╔══
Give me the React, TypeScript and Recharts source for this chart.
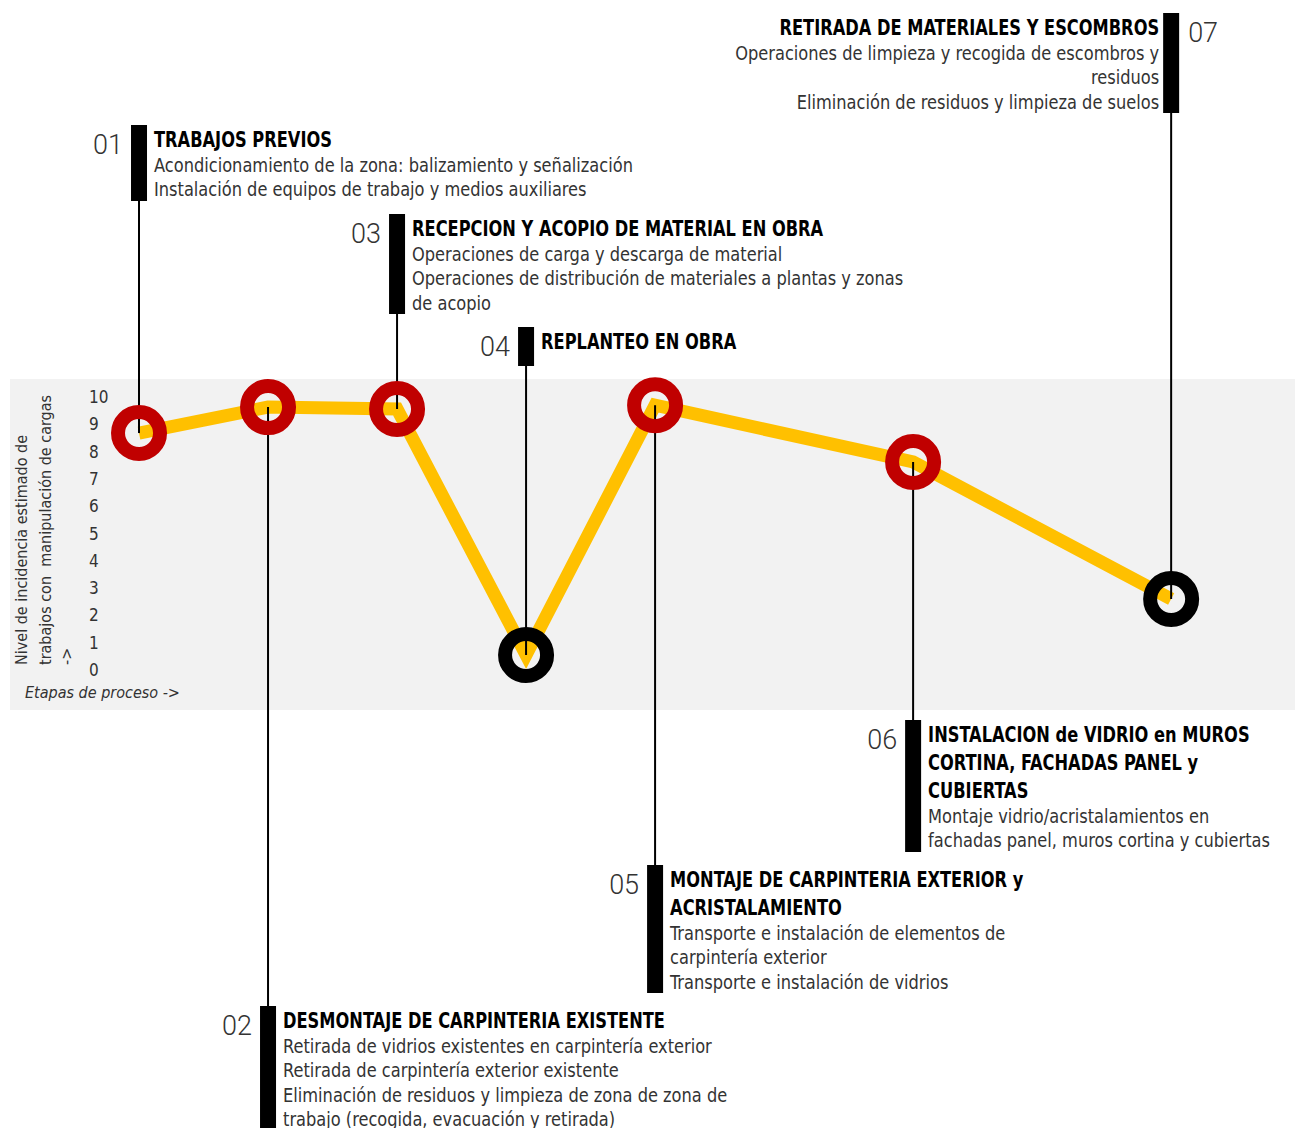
import React from 'react';
import { ComposedChart, Line, XAxis, YAxis, CartesianGrid, Customized } from 'recharts';

// stage position along the process axis and estimated incidence level (0-10)
const stageSteps = [0, 1, 2, 3, 4, 6, 8];
const incidence = [8.68, 9.63, 9.56, 0.55, 9.7, 7.62, 2.6];
const stageCodes = ['01', '02', '03', '04', '05', '06', '07'];
const stageTitles = [
    ['TRABAJOS PREVIOS'],
    ['DESMONTAJE DE CARPINTERIA EXISTENTE'],
    ['RECEPCION Y ACOPIO DE MATERIAL EN OBRA'],
    ['REPLANTEO EN OBRA'],
    ['MONTAJE DE CARPINTERIA EXTERIOR y', 'ACRISTALAMIENTO'],
    ['INSTALACION de VIDRIO en MUROS', 'CORTINA, FACHADAS PANEL y', 'CUBIERTAS'],
    ['RETIRADA DE MATERIALES Y ESCOMBROS'],
];
const stageTasks = [
    ['Acondicionamiento de la zona: balizamiento y señalización', 'Instalación de equipos de trabajo y medios auxiliares'],
    [
        'Retirada de vidrios existentes en carpintería exterior',
        'Retirada de carpintería exterior existente',
        'Eliminación de residuos y limpieza de zona de zona de',
        'trabajo (recogida, evacuación y retirada)',
    ],
    ['Operaciones de carga y descarga de material', 'Operaciones de distribución de materiales a plantas y zonas', 'de acopio'],
    [],
    ['Transporte e instalación de elementos de', 'carpintería exterior', 'Transporte e instalación de vidrios'],
    ['Montaje vidrio/acristalamientos en', 'fachadas panel, muros cortina y cubiertas'],
    ['Operaciones de limpieza y recogida de escombros y', 'residuos', 'Eliminación de residuos y limpieza de suelos'],
];
const levelTicks = [0, 1, 2, 3, 4, 5, 6, 7, 8, 9, 10];

// callout box placement (page pixels), text side
const calloutLayout = [
    { top: 125, bottom: 201, side: 'right' },
    { top: 1006, bottom: 1128, side: 'right' },
    { top: 214, bottom: 314, side: 'right' },
    { top: 327, bottom: 366, side: 'right' },
    { top: 865, bottom: 993, side: 'right' },
    { top: 720, bottom: 852, side: 'right' },
    { top: 13, bottom: 113, side: 'left' },
];

const FONT = '"Liberation Sans Narrow", "Arial Narrow", "DejaVu Sans Condensed", "Liberation Sans", sans-serif';

const chartData = stageSteps.map((step, i) => ({
    step,
    value: incidence[i],
    code: stageCodes[i],
    title: stageTitles[i],
    tasks: stageTasks[i],
}));

// horizontally squeezed text, the original uses a condensed face
const NarrowText = ({ x, y, sx, anchor, children, ...rest }: any) => (
    <text transform={`translate(${x},${y}) scale(${sx},1)`} textAnchor={anchor} fontFamily={FONT} {...rest}>
        {children}
    </text>
);

const renderCallout = (props: any) => {
    const { cx, cy, index, payload } = props;
    const lay = calloutLayout[index];
    const below = lay.top > cy;
    const right = lay.side === 'right';
    const textX = right ? cx + 15 : cx - 12;
    const anchor = right ? 'start' : 'end';
    const titleY = lay.top + 22;
    const taskY = titleY + (payload.title.length - 1) * 28 + 24.5;
    return (
        <g key={`callout-${index}`}>
            <line x1={cx} y1={cy} x2={cx} y2={below ? lay.top : lay.bottom} stroke="#000" strokeWidth={2} />
            <rect x={cx - 8} y={lay.top} width={16} height={lay.bottom - lay.top} fill="#000" />
            <text
                x={right ? cx - 16 : cx + 17}
                y={lay.top + 29}
                textAnchor={right ? 'end' : 'start'}
                fontFamily="Roboto, sans-serif"
                fontWeight={300}
                fontSize={27}
                fill="#333"
            >
                {payload.code}
            </text>
            {payload.title.map((t: string, k: number) => (
                <NarrowText key={`t${k}`} x={textX} y={titleY + k * 28} sx={0.86} anchor={anchor} fontWeight="bold" fontSize={21} fill="#000">
                    {t}
                </NarrowText>
            ))}
            {payload.tasks.map((t: string, k: number) => (
                <NarrowText key={`d${k}`} x={textX} y={taskY + k * 24.5} sx={0.95} anchor={anchor} fontSize={19} fill="#333">
                    {t}
                </NarrowText>
            ))}
        </g>
    );
};

const renderRing = (props: any) => {
    const { cx, cy, index, payload } = props;
    return (
        <circle
            key={`ring-${index}`}
            cx={cx}
            cy={cy}
            r={21}
            fill="none"
            stroke={payload.value < 5 ? '#000' : '#C00000'}
            strokeWidth={14}
        />
    );
};

const renderLevelTick = (props: any) => {
    const { y, payload } = props;
    return (
        <text x={89} y={y} dy={6} textAnchor="start" fontFamily={FONT} fontSize={17} fill="#333">
            {payload.value}
        </text>
    );
};

const AxisTitles = () => (
    <g fontFamily={FONT} fill="#333">
        <text transform="translate(27,665) rotate(-90)" fontSize={16}>Nivel de incidencia estimado de</text>
        <text transform="translate(51,665) rotate(-90)" fontSize={16} style={{ whiteSpace: 'pre' }}>trabajos con  manipulación de cargas</text>
        <text transform="translate(72,665) rotate(-90)" fontSize={16}>-&gt;</text>
        <text x={25} y={698} fontSize={16} fontStyle="italic">Etapas de proceso -&gt;</text>
    </g>
);

const App: React.FC = () => {
    return (
        <div style={{ position: 'absolute', left: 0, top: 0, background: '#fff' }}>
            <ComposedChart
                width={1295}
                height={1128}
                data={chartData}
                margin={{ top: 379, right: 0, bottom: 418, left: 10 }}
                style={{ background: '#fff' }}
            >
                <CartesianGrid fill="#F2F2F2" stroke="none" />
                <XAxis dataKey="step" type="number" domain={[-1, 8.96]} hide />
                <YAxis
                    type="number"
                    domain={[-1.465, 10.66]}
                    ticks={levelTicks}
                    mirror
                    width={100}
                    axisLine={false}
                    tickLine={false}
                    tick={renderLevelTick}
                />
                <Customized component={AxisTitles} />
                <Line dataKey="value" stroke="none" dot={renderCallout} activeDot={false} isAnimationActive={false} />
                <Line
                    type="linear"
                    dataKey="value"
                    stroke="#FFC000"
                    strokeWidth={13}
                    dot={renderRing}
                    activeDot={false}
                    isAnimationActive={false}
                />
            </ComposedChart>
        </div>
    );
};

export default App;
╚══
Leave out the pictures. Transcribe only the lines above, from the first through the one that contains "7, 8, 9, 10];".

| OUTPUT FOR THIS EXERCISE |
Give me the React, TypeScript and Recharts source for this chart.
import React from 'react';
import { ComposedChart, Line, XAxis, YAxis, CartesianGrid, Customized } from 'recharts';

// stage position along the process axis and estimated incidence level (0-10)
const stageSteps = [0, 1, 2, 3, 4, 6, 8];
const incidence = [8.68, 9.63, 9.56, 0.55, 9.7, 7.62, 2.6];
const stageCodes = ['01', '02', '03', '04', '05', '06', '07'];
const stageTitles = [
    ['TRABAJOS PREVIOS'],
    ['DESMONTAJE DE CARPINTERIA EXISTENTE'],
    ['RECEPCION Y ACOPIO DE MATERIAL EN OBRA'],
    ['REPLANTEO EN OBRA'],
    ['MONTAJE DE CARPINTERIA EXTERIOR y', 'ACRISTALAMIENTO'],
    ['INSTALACION de VIDRIO en MUROS', 'CORTINA, FACHADAS PANEL y', 'CUBIERTAS'],
    ['RETIRADA DE MATERIALES Y ESCOMBROS'],
];
const stageTasks = [
    ['Acondicionamiento de la zona: balizamiento y señalización', 'Instalación de equipos de trabajo y medios auxiliares'],
    [
        'Retirada de vidrios existentes en carpintería exterior',
        'Retirada de carpintería exterior existente',
        'Eliminación de residuos y limpieza de zona de zona de',
        'trabajo (recogida, evacuación y retirada)',
    ],
    ['Operaciones de carga y descarga de material', 'Operaciones de distribución de materiales a plantas y zonas', 'de acopio'],
    [],
    ['Transporte e instalación de elementos de', 'carpintería exterior', 'Transporte e instalación de vidrios'],
    ['Montaje vidrio/acristalamientos en', 'fachadas panel, muros cortina y cubiertas'],
    ['Operaciones de limpieza y recogida de escombros y', 'residuos', 'Eliminación de residuos y limpieza de suelos'],
];
const levelTicks = [0, 1, 2, 3, 4, 5, 6, 7, 8, 9, 10];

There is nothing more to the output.